Jesus has gone on His way. He's healed the man, though the man has yet to see. There's something about the timing of this that gets beneath my skin in a really good way: Jesus has healed the man before he has seen. Jesus parts from the man before the man washes the mud from his eyes. "Blessed are those who have not seen and yet have believed" (John 20:29).

The man doesn't even know what Jesus looks like. But he knows, without a shadow of a doubt, Who healed him.

Why doesn't Jesus walk with the man to the Pool? For that matter, why doesn't Jesus wave His hand toward the man and make the man suddenly be able to see? He certainly could have. As my mom would say, "What was the method in the madness?" (Not that this was madness).

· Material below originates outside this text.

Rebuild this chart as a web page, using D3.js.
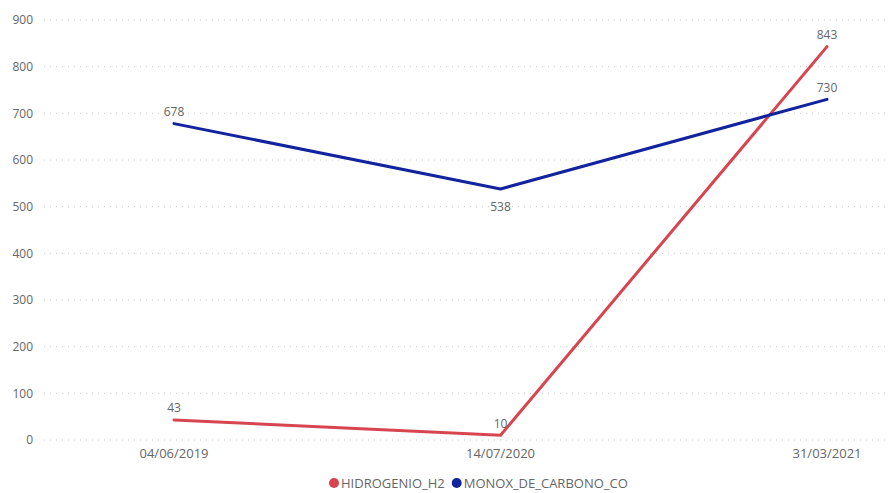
<!DOCTYPE html>
<html><head><meta charset="utf-8">
<script src="https://cdn.jsdelivr.net/npm/d3@7"></script>
<style>body{margin:0;background:#fff;}svg{display:block;font-family:"Segoe UI","Open Sans","Noto Sans",sans-serif;}</style>
</head><body><svg id="c" width="896" height="493"></svg>
<script>
const categories = ["04/06/2019","14/07/2020","31/03/2021"];
const h2 = [43, 10, 843];
const co = [678, 538, 730];
const yTicks = [0,100,200,300,400,500,600,700,800,900];
const seriesNames = ["HIDROGENIO_H2","MONOX_DE_CARBONO_CO"];
const colors = ["#D64550","#12239E"];

const svg = d3.select("#c");
const x = d3.scalePoint().domain(categories).range([174, 827]);
const y = d3.scaleLinear().domain([0, 900]).range([440, 20]);

const g = svg.append("g");
// gridlines
g.selectAll("line.grid").data(yTicks).join("line")
  .attr("x1", 44).attr("x2", 890)
  .attr("y1", d => y(d)).attr("y2", d => y(d))
  .attr("stroke", "#c8c8c8").attr("stroke-width", 1).attr("stroke-dasharray", "1,5");
// y labels
g.selectAll("text.yl").data(yTicks).join("text")
  .attr("x", 33).attr("y", d => y(d)).attr("dy", "0.35em")
  .attr("text-anchor", "end").attr("font-size", 12).attr("fill", "#666")
  .text(d => d);
// x labels
g.selectAll("text.xl").data(categories).join("text")
  .attr("x", d => x(d)).attr("y", 453).attr("dy", "0.35em")
  .attr("text-anchor", "middle").attr("font-size", 13).attr("fill", "#666")
  .text(d => d);

const series = [h2, co];
const line = d3.line().x((d,i) => x(categories[i])).y(d => y(d));
series.forEach((s, k) => {
  svg.append("path").datum(s).attr("d", line)
    .attr("fill", "none").attr("stroke", colors[k]).attr("stroke-width", 3)
    .attr("stroke-linejoin", "round").attr("stroke-linecap", "round");
});

// data labels
const labelOffsets = [[-12, -12, -12], [-12, 18, -12]];
series.forEach((s, k) => {
  svg.selectAll(null).data(s).join("text")
    .attr("x", (d,i) => x(categories[i])).attr("y", (d,i) => y(d) + labelOffsets[k][i])
    .attr("dy", "0.35em").attr("text-anchor", "middle")
    .attr("font-size", 12).attr("fill", "#666").text(d => d);
});

// legend
const leg = svg.append("g");
let lx = 334;
seriesNames.forEach((n, k) => {
  leg.append("circle").attr("cx", lx).attr("cy", 483).attr("r", 5).attr("fill", colors[k]);
  const t = leg.append("text").attr("x", lx + 7).attr("y", 483).attr("dy", "0.35em")
    .attr("font-size", 13).attr("fill", "#666").text(n);
  lx += 7 + t.node().getComputedTextLength() + 12;
});
</script></body></html>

The answer lies up-story in John 9:3: "But this happened so that the work of God might be displayed in his life."

Jesus already knew about those pesky neighbors, and about the Pharisees who would question this man (tomorrow's blog that has yet to be written). He's displaying the work of God in this man's life in exactly the way it needs to happen for the man's salvation and for the witness to those who encounter this story.

This morning, my daughter wanted to know why she was scared. In the grand scheme of things, her bad dreams don't seem like a big deal, but at 3:00 a.m., January 4, 2021, they were her whole world, all she could think about. And she wondered why the bad things in her dreams had happened to her.

Now at 6:23 a.m. she's sleeping peacefully, granted, in my spot in my bed, but free of the terror that had kept her awake all night. Personally, I think it's because we begged Jesus to intervene, and He crouched down next to us, spread soothing salve on her troubled mind, and washed her in the refreshing balm of sleep.

Why? So that the work of God might be displayed in her life.

Amen. And now I'm heading out to the kitchen for that second cup of coffee. Pray for me today, y'all. Three hours of sleep is a rough beginning. By the end, though, I wonder what work of God will be displayed in my life?



Comments

  1. Amazing grace, how sweet the sound
    That saved a wretch like me
    I once was lost, but now I am found
    Was blind, but now I see. HALLELUJAH!